A UE quer nitidamente lavar a sua face. Se nos lembrarmos qual foi a política para os refugiados, das últimas décadas, caracterizada por um enorme desrespeito pelos cidadãos e suas famílias que fugiam simplesmente de conflitos e guerras, grande parte deles provocados pelo agora “lado bom”, poderemos hoje pasmar com o apoio aos refugiados ucranianos. Que nos merecem todo respeito e consideração. Não menos, nem mais que os outros, ligeiramente mais escuros e portadores de outras culturas. Poderá, contudo, ser tarde demais e, mais dia menos dia, será relevada como mais um interesse, que pouco tem a ver com as pessoas e suas famílias.

De um campo de visão estritamente militar, a ordem é de facto praticamente sempre unida.
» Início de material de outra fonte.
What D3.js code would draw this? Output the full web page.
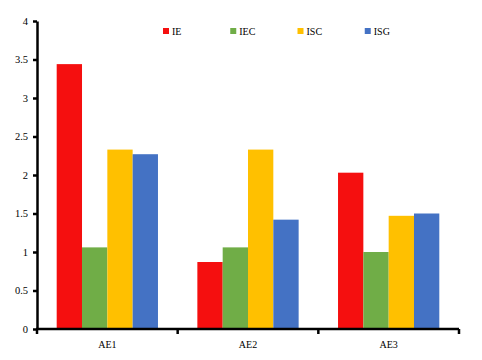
<!DOCTYPE html>
<html>
<head>
<meta charset="utf-8">
<script src="https://cdn.jsdelivr.net/npm/d3@7"></script>
<style>
  body { margin: 0; background: #fff; }
  svg { display: block; }
  text { font-family: "Liberation Serif", "DejaVu Serif", serif; font-size: 10px; fill: #000; }
</style>
</head>
<body>
<div id="chart"></div>
<script>
var categories = ["AE1", "AE2", "AE3"];
var series = ["IE", "IEC", "ISC", "ISG"];
var IE  = [3.44, 0.87, 2.03];
var IEC = [1.06, 1.06, 1.0];
var ISC = [2.33, 2.33, 1.47];
var ISG = [2.27, 1.42, 1.5];
var yTicks = [0, 0.5, 1, 1.5, 2, 2.5, 3, 3.5, 4];
var colors = ["#f50f0f", "#70ad47", "#ffc000", "#4472c4"];

var values = [IE, IEC, ISC, ISG];

var width = 482, height = 360;
var margin = {top: 21, right: 23, bottom: 31, left: 37};

var svg = d3.select("#chart").append("svg")
  .attr("width", width)
  .attr("height", height);

var x0 = d3.scaleBand()
  .domain(categories)
  .range([margin.left, width - margin.right])
  .paddingInner(0.28)
  .paddingOuter(0.14);

var x1 = d3.scaleBand()
  .domain(series)
  .range([0, x0.bandwidth()]);

var y = d3.scaleLinear()
  .domain([0, 4])
  .range([height - margin.bottom, margin.top]);

var color = d3.scaleOrdinal().domain(series).range(colors);

// bars
var groups = svg.append("g").selectAll("g")
  .data(categories)
  .enter().append("g")
  .attr("transform", function(d) { return "translate(" + x0(d) + ",0)"; });

groups.selectAll("rect")
  .data(function(c, i) {
    return series.map(function(s, j) { return {key: s, value: values[j][i]}; });
  })
  .enter().append("rect")
  .attr("x", function(d) { return x1(d.key); })
  .attr("y", function(d) { return y(d.value); })
  .attr("width", x1.bandwidth())
  .attr("height", function(d) { return y(0) - y(d.value); })
  .attr("fill", function(d) { return color(d.key); });

// y axis
var yAxis = svg.append("g")
  .attr("transform", "translate(" + margin.left + ",0)")
  .call(d3.axisLeft(y).tickValues(yTicks).tickFormat(function(d) { return String(d); })
    .tickSize(4).tickSizeOuter(0));
yAxis.select(".domain").attr("stroke-width", 2.5);
yAxis.selectAll(".tick line").attr("stroke-width", 2.5);
yAxis.selectAll("text").attr("x", -9).style("font-size", "10.5px");

// x axis
var xOuter = d3.scalePoint()
  .domain(d3.range(categories.length + 1))
  .range([margin.left, width - margin.right]);

var xAxis = svg.append("g")
  .attr("transform", "translate(0," + y(0) + ")");
xAxis.append("line")
  .attr("x1", margin.left - 1)
  .attr("x2", width - margin.right)
  .attr("stroke", "#000")
  .attr("stroke-width", 2.5);
xAxis.selectAll(".sep")
  .data(xOuter.domain())
  .enter().append("line")
  .attr("class", "sep")
  .attr("x1", function(d) { return xOuter(d); })
  .attr("x2", function(d) { return xOuter(d); })
  .attr("y1", 0)
  .attr("y2", 5)
  .attr("stroke", "#000")
  .attr("stroke-width", 2.5);
xAxis.selectAll(".lbl")
  .data(categories)
  .enter().append("text")
  .attr("class", "lbl")
  .attr("x", function(d) { return x0(d) + x0.bandwidth() / 2; })
  .attr("y", 19)
  .attr("text-anchor", "middle")
  .text(function(d) { return d; });

// legend
var legendX = d3.scaleBand()
  .domain(series)
  .range([163, 432]);

var legend = svg.append("g").selectAll("g")
  .data(series)
  .enter().append("g")
  .attr("transform", function(d) { return "translate(" + legendX(d) + ",31)"; });
legend.append("rect")
  .attr("x", 0)
  .attr("y", -3)
  .attr("width", 6)
  .attr("height", 6)
  .attr("fill", function(d) { return color(d); });
legend.append("text")
  .attr("x", 9)
  .attr("y", 3.5)
  .text(function(d) { return d; });
</script>
</body>
</html>
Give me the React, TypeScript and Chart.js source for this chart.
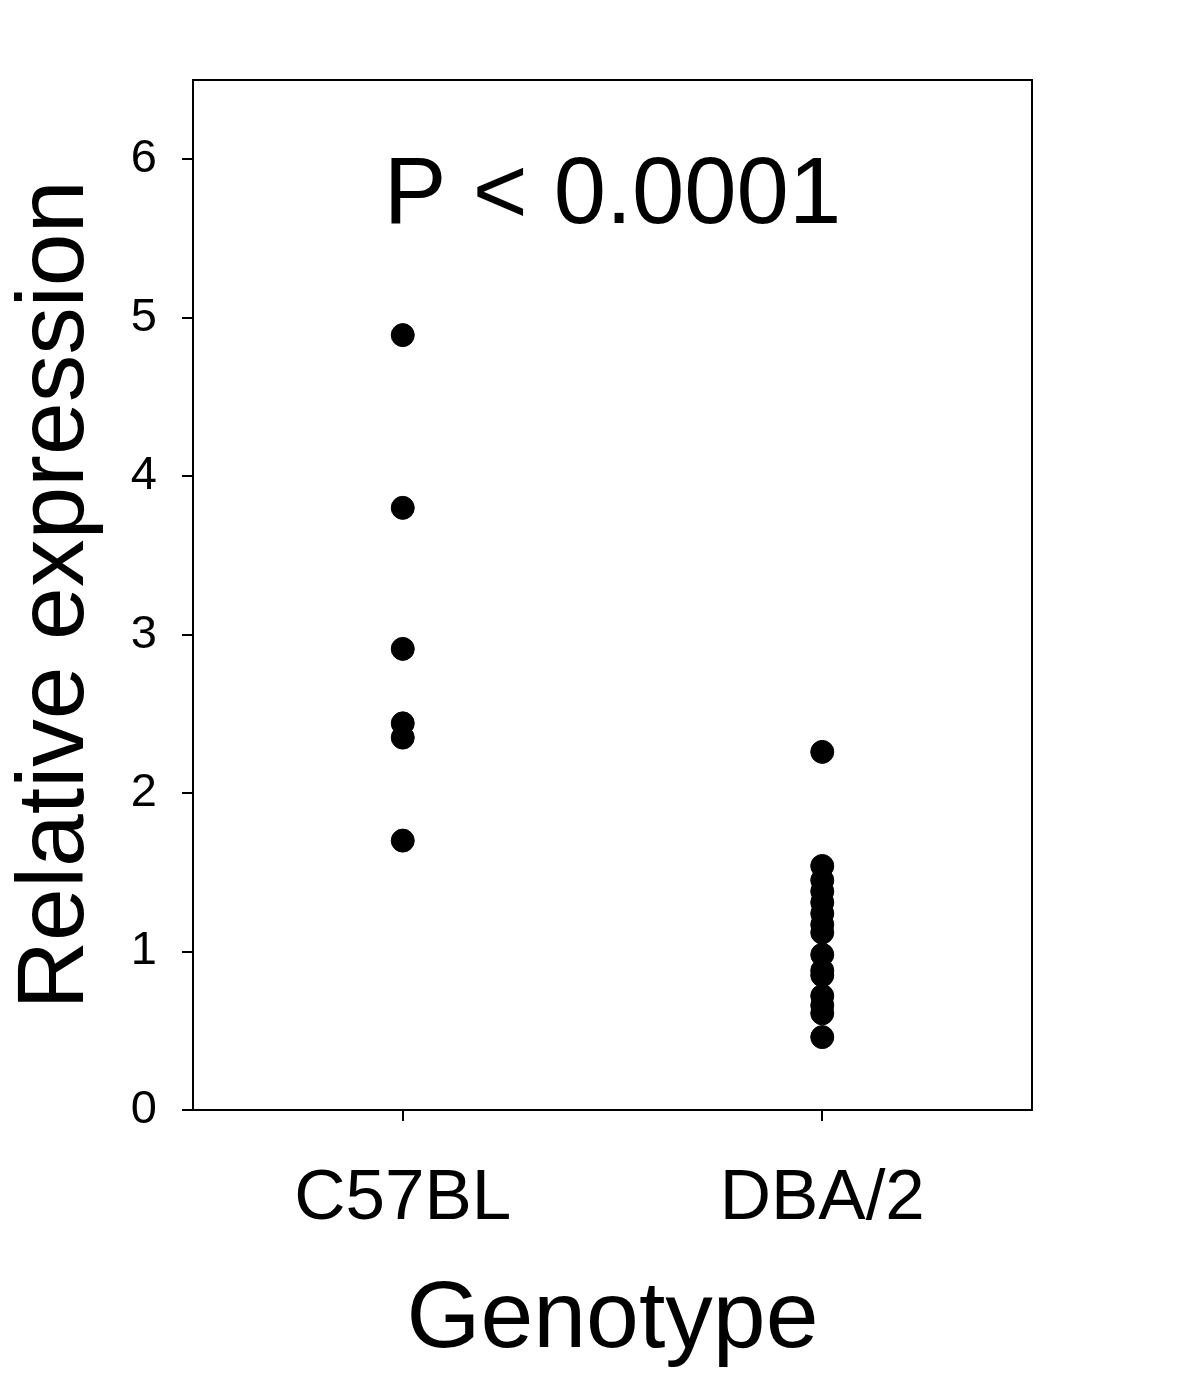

Na praça da política, o funcionamento da unidade, tem outro sentido, ditado fundamentalmente pela estratégia e pela designada geopolítica, uma forma perifrástica de dizer hipocrisia. 

Num escrito de 1933, um diálogo entre o Libertário e o Estadista, que designou “Da Liberdade, da autoridade e do socialismo”, António Sérgio estabelece uma “Regra absoluta da alma livre: nunca aclamar um senhor governante, seja este liberal ou não o seja; por maioria de razão, nunca ser tímido diante dele, não sentir por ele “instintivo respeito” ou “temor aflitivo” ante o seu contacto, mas conservar uma atitude [desprendida,] crítica, ainda que concordemos com a sua obra, ainda que ajudemos na sua acção”. Seria hoje avisado, mesmo sem tomar a “Regra” demasiado à letra, desenvolver um espírito crítico, com as necessárias aquisições culturais que a história e as ciências sociais transportam. Contrapondo à “ordem unida”, uma outra “ordem”, que consagrasse a liberdade dos jornalistas em cada país e o acesso dos cidadãos à informação e à imprensa, no sentido lato. Apostando em medidas concretas para ajudar os cidadãos ucranianos e a economia, defendendo a anulação da dívida pública do País, em vez das sanções que apenas os afectam e prejudicam. Propondo a racionalidade de políticas externas internacionais, ao invés da irracionalidade completa que significa a escalada da guerra global, como o que está a ser feito intencionalmente, ao armar populações, que servem inclusivamente como escudos humanos. Tentando contrariar, como defende o filósofo e ensaísta Edgar Morin, “a escalada da desumanidade e o colapso da humanidade, a escalada do simplismo e o colapso da complexidade e sobretudo a escalada em direcção à guerra mundializada e o colapso da humanidade para o abismo”.

A ordem unida deveria ser substituída pela desordem do caos do pensamento livre.